Ghana Chamber of Mines Demands Full Mining Export Data from Bank of Ghana
Ghana Chamber of Mines has urged the Bank of Ghana to publish a complete, disaggregated account of foreign exchange inflows from the mining sector. They argue current public data understates the sector's economic contribution. The Chamber highlights two channels for repatriating export proceeds: direct sales to the Bank of Ghana and transactions through commercial banks.
The Ghana Chamber of Mines has urged the Bank of Ghana (BoG) to publish a comprehensive and detailed account of foreign exchange inflows from Ghana’s mining sector. The Chamber argues that current incomplete public data risks misrepresenting the sector's vital contribution to the national economy.
This call comes amid recent discussions about mineral export proceeds. The Chamber believes that clear accounting of mining-related foreign exchange inflows is crucial for informed policymaking and building public trust. They stressed that solely focusing on central bank transactions provides an incomplete picture of the mining sector’s real foreign exchange contribution.
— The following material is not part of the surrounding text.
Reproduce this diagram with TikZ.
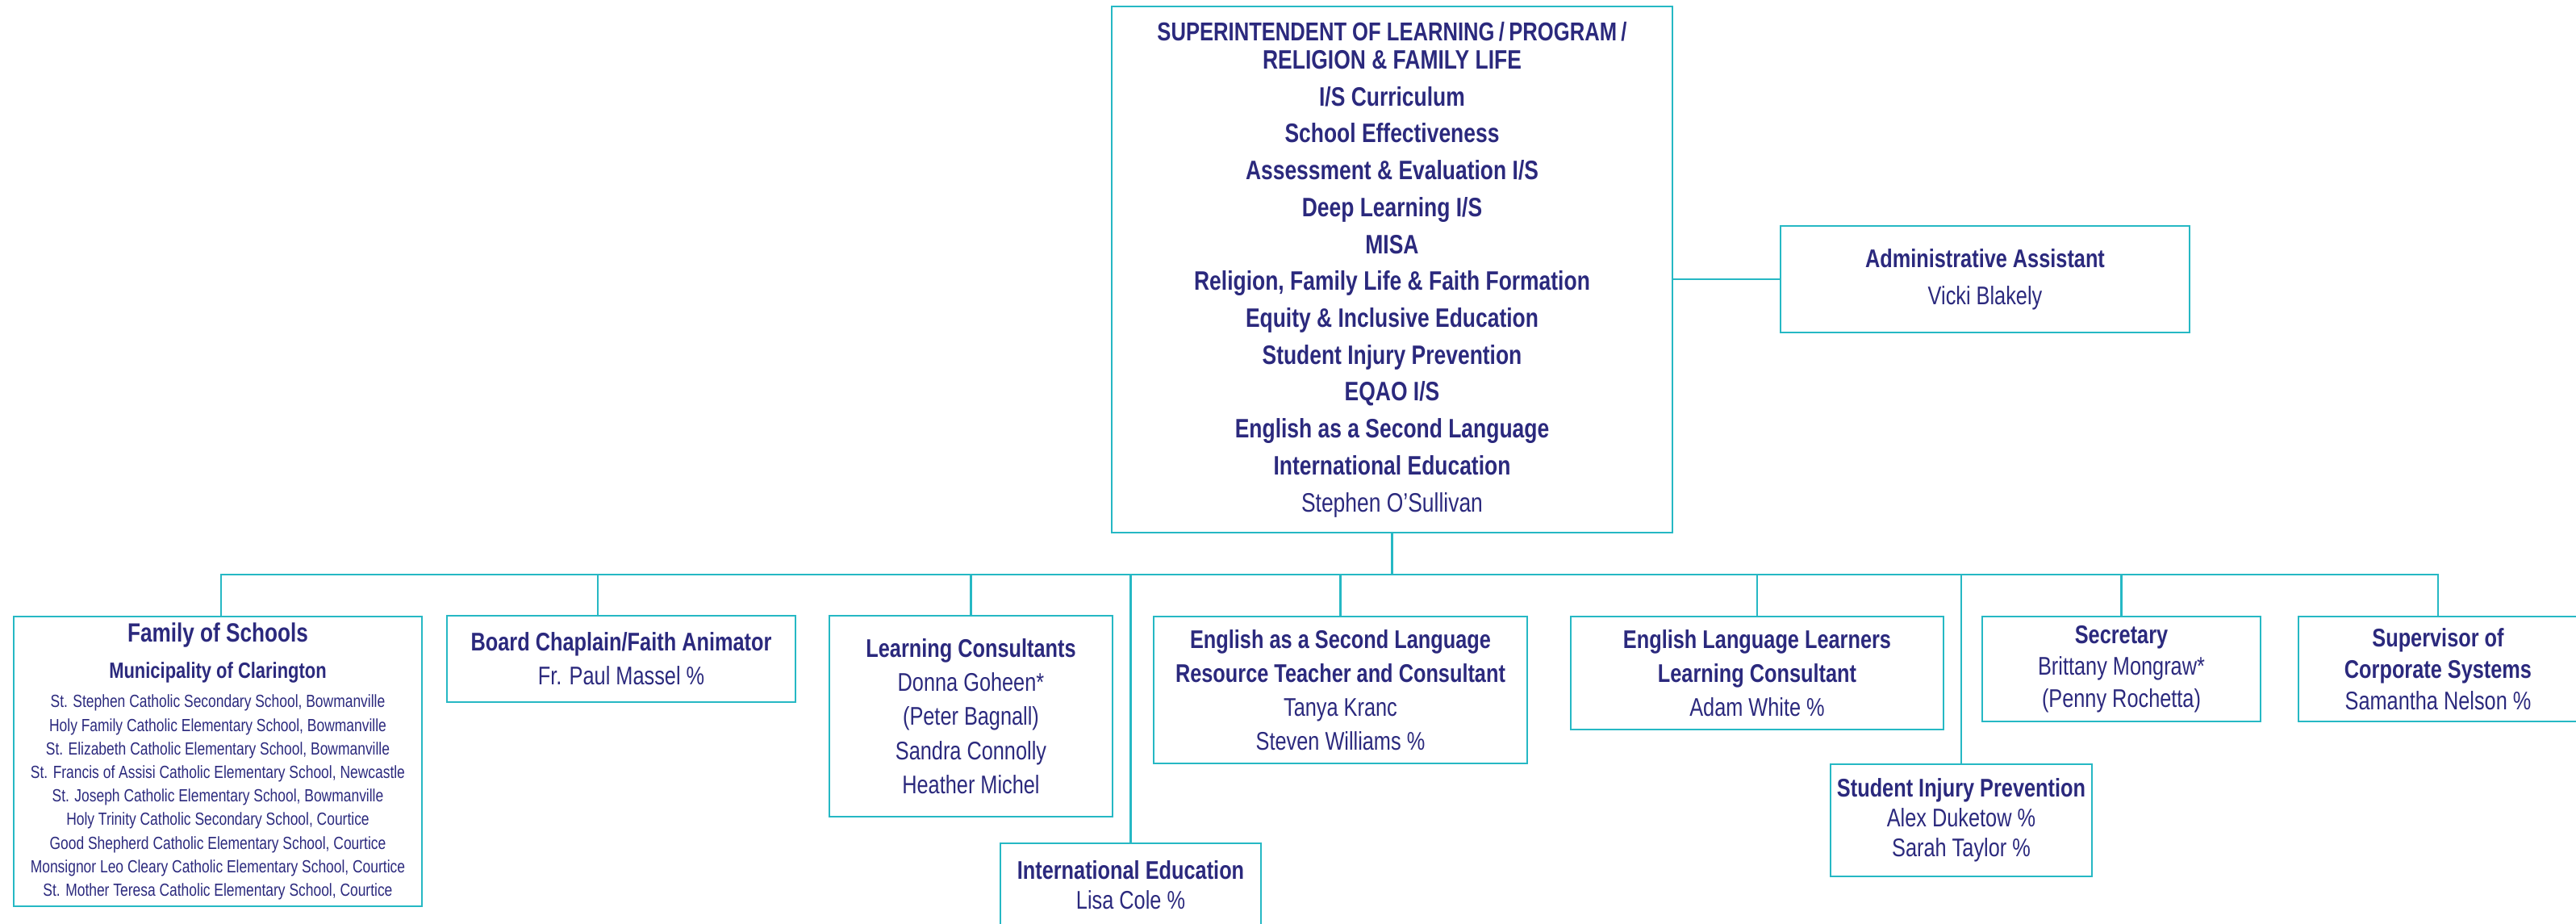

Ghana’s mining sector is a significant source of foreign exchange and government revenue. However, data transparency issues can obscure its full impact on the national economy, influencing investment decisions and macroeconomic planning. The Bank of Ghana itself recorded an operating loss of GHS 10.5 billion in 2023, following a GHS 52.2 billion loss in 2022, highlighting the importance of accurate foreign exchange management to national financial stability.
A statement issued on May 2, 2026, explained, “The Chamber therefore encourages the publication of a disaggregated and transparent account of mineral sector forex flows across both channels to support informed public discourse.” Large-scale mining companies repatriate export proceeds through two established channels. These include direct sales of foreign exchange and bullion gold to the Bank of Ghana and transactions conducted through commercial banks operating in Ghana.
The Chamber stated that the '20 percent figure', often cited, only reflects transactions with the Bank of Ghana and is therefore incomplete. They further argued that the Bank of Ghana should already possess the necessary data for a full account of mining sector foreign exchange flows. This is due to previous regulatory arrangements between the central bank and mining companies.
Until recently, the Bank of Ghana required mining companies to offer it a right of first refusal on foreign exchange intended for sale to commercial banks. This policy underscores the recognized role of commercial banking in foreign exchange repatriation. Proceeds repatriated through commercial banks fulfill essential domestic obligations.
These obligations include royalty payments to the government, utility payments, salaries, payments to local suppliers, and corporate social investments in mining communities. The Chamber emphasized that excluding these flows from public calculations undervalues the sector's contribution to Ghana’s economy and its foreign exchange stability. Accurate measurement of foreign exchange flows is essential for sound policymaking, macroeconomic management, and maintaining confidence in Ghana’s mining sector.
This demand for transparency could lead to a more accurate assessment of the mining sector's financial impact. Policy discussions around mineral royalties, resource allocation, and foreign exchange stability will benefit from this clearer data. The market and government decision-makers will closely watch the Bank of Ghana's response to this call for greater financial openness.